*Task instructions*. Every line of the listing must be reproduced as it stands. Leave the images behind.

*Data lines*.

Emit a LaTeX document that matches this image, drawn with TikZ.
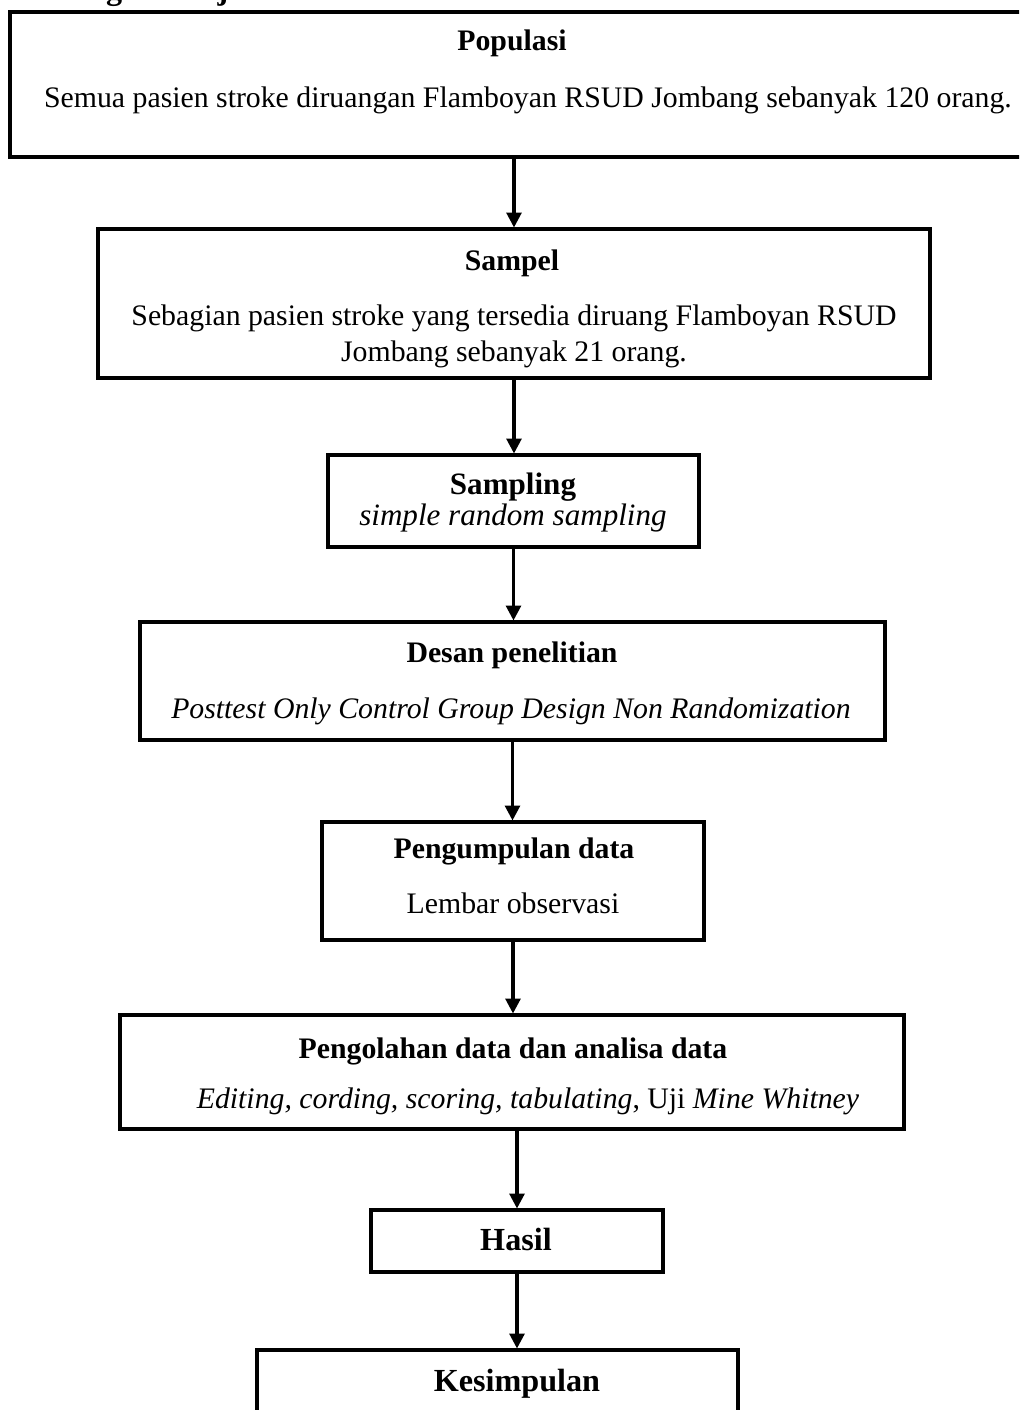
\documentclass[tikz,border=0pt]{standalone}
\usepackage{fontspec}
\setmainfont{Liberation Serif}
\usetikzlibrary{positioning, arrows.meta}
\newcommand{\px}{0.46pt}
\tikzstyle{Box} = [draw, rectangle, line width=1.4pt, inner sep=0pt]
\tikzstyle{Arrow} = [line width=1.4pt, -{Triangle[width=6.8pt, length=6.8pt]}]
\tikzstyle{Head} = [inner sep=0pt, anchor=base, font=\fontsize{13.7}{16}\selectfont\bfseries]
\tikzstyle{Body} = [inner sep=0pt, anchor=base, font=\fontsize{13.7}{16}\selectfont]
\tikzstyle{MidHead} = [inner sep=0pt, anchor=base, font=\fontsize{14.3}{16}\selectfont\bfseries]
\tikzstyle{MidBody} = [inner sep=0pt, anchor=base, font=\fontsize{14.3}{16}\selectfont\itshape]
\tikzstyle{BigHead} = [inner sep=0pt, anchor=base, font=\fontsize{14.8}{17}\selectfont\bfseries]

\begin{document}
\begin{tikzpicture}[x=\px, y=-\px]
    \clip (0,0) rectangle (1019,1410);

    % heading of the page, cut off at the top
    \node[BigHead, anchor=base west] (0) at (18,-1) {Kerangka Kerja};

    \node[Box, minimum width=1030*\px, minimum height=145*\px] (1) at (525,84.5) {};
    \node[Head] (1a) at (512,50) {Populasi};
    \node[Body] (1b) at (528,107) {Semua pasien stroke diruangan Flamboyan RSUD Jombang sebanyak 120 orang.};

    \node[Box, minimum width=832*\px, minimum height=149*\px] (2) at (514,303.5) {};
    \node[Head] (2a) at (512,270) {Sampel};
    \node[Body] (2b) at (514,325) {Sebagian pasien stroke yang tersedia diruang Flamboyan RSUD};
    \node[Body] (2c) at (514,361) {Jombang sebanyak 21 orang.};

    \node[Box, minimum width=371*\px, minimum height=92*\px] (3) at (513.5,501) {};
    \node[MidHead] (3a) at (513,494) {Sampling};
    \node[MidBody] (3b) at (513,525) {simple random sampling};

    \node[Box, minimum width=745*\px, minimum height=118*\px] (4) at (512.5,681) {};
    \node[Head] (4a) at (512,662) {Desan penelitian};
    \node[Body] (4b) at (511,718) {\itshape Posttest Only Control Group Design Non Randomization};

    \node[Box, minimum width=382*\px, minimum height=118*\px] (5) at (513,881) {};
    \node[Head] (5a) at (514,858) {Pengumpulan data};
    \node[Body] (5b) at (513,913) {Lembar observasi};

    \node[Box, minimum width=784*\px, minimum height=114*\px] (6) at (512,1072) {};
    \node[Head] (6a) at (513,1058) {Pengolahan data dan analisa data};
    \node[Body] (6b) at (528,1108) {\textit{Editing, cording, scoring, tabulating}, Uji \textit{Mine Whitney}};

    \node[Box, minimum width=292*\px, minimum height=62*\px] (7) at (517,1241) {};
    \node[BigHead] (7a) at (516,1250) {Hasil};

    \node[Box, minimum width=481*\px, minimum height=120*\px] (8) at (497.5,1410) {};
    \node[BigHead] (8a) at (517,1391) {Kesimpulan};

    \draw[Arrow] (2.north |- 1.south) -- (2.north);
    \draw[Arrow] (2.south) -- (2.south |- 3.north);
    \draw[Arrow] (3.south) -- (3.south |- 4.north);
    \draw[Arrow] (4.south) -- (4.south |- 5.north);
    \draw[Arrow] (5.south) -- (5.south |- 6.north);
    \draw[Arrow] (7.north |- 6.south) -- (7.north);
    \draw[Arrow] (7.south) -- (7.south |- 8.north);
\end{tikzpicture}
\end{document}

*Task solution*.
Emit a LaTeX document that matches this image, drawn with TikZ.
\documentclass[tikz,border=0pt]{standalone}
\usepackage{fontspec}
\setmainfont{Liberation Serif}
\usetikzlibrary{positioning, arrows.meta}
\newcommand{\px}{0.46pt}
\tikzstyle{Box} = [draw, rectangle, line width=1.4pt, inner sep=0pt]
\tikzstyle{Arrow} = [line width=1.4pt, -{Triangle[width=6.8pt, length=6.8pt]}]
\tikzstyle{Head} = [inner sep=0pt, anchor=base, font=\fontsize{13.7}{16}\selectfont\bfseries]
\tikzstyle{Body} = [inner sep=0pt, anchor=base, font=\fontsize{13.7}{16}\selectfont]
\tikzstyle{MidHead} = [inner sep=0pt, anchor=base, font=\fontsize{14.3}{16}\selectfont\bfseries]
\tikzstyle{MidBody} = [inner sep=0pt, anchor=base, font=\fontsize{14.3}{16}\selectfont\itshape]
\tikzstyle{BigHead} = [inner sep=0pt, anchor=base, font=\fontsize{14.8}{17}\selectfont\bfseries]

\begin{document}
\begin{tikzpicture}[x=\px, y=-\px]
    \clip (0,0) rectangle (1019,1410);

    % heading of the page, cut off at the top
    \node[BigHead, anchor=base west] (0) at (18,-1) {Kerangka Kerja};

    \node[Box, minimum width=1030*\px, minimum height=145*\px] (1) at (525,84.5) {};
    \node[Head] (1a) at (512,50) {Populasi};
    \node[Body] (1b) at (528,107) {Semua pasien stroke diruangan Flamboyan RSUD Jombang sebanyak 120 orang.};

    \node[Box, minimum width=832*\px, minimum height=149*\px] (2) at (514,303.5) {};
    \node[Head] (2a) at (512,270) {Sampel};
    \node[Body] (2b) at (514,325) {Sebagian pasien stroke yang tersedia diruang Flamboyan RSUD};
    \node[Body] (2c) at (514,361) {Jombang sebanyak 21 orang.};

    \node[Box, minimum width=371*\px, minimum height=92*\px] (3) at (513.5,501) {};
    \node[MidHead] (3a) at (513,494) {Sampling};
    \node[MidBody] (3b) at (513,525) {simple random sampling};

    \node[Box, minimum width=745*\px, minimum height=118*\px] (4) at (512.5,681) {};
    \node[Head] (4a) at (512,662) {Desan penelitian};
    \node[Body] (4b) at (511,718) {\itshape Posttest Only Control Group Design Non Randomization};

    \node[Box, minimum width=382*\px, minimum height=118*\px] (5) at (513,881) {};
    \node[Head] (5a) at (514,858) {Pengumpulan data};
    \node[Body] (5b) at (513,913) {Lembar observasi};

    \node[Box, minimum width=784*\px, minimum height=114*\px] (6) at (512,1072) {};
    \node[Head] (6a) at (513,1058) {Pengolahan data dan analisa data};
    \node[Body] (6b) at (528,1108) {\textit{Editing, cording, scoring, tabulating}, Uji \textit{Mine Whitney}};

    \node[Box, minimum width=292*\px, minimum height=62*\px] (7) at (517,1241) {};
    \node[BigHead] (7a) at (516,1250) {Hasil};

    \node[Box, minimum width=481*\px, minimum height=120*\px] (8) at (497.5,1410) {};
    \node[BigHead] (8a) at (517,1391) {Kesimpulan};

    \draw[Arrow] (2.north |- 1.south) -- (2.north);
    \draw[Arrow] (2.south) -- (2.south |- 3.north);
    \draw[Arrow] (3.south) -- (3.south |- 4.north);
    \draw[Arrow] (4.south) -- (4.south |- 5.north);
    \draw[Arrow] (5.south) -- (5.south |- 6.north);
    \draw[Arrow] (7.north |- 6.south) -- (7.north);
    \draw[Arrow] (7.south) -- (7.south |- 8.north);
\end{tikzpicture}
\end{document}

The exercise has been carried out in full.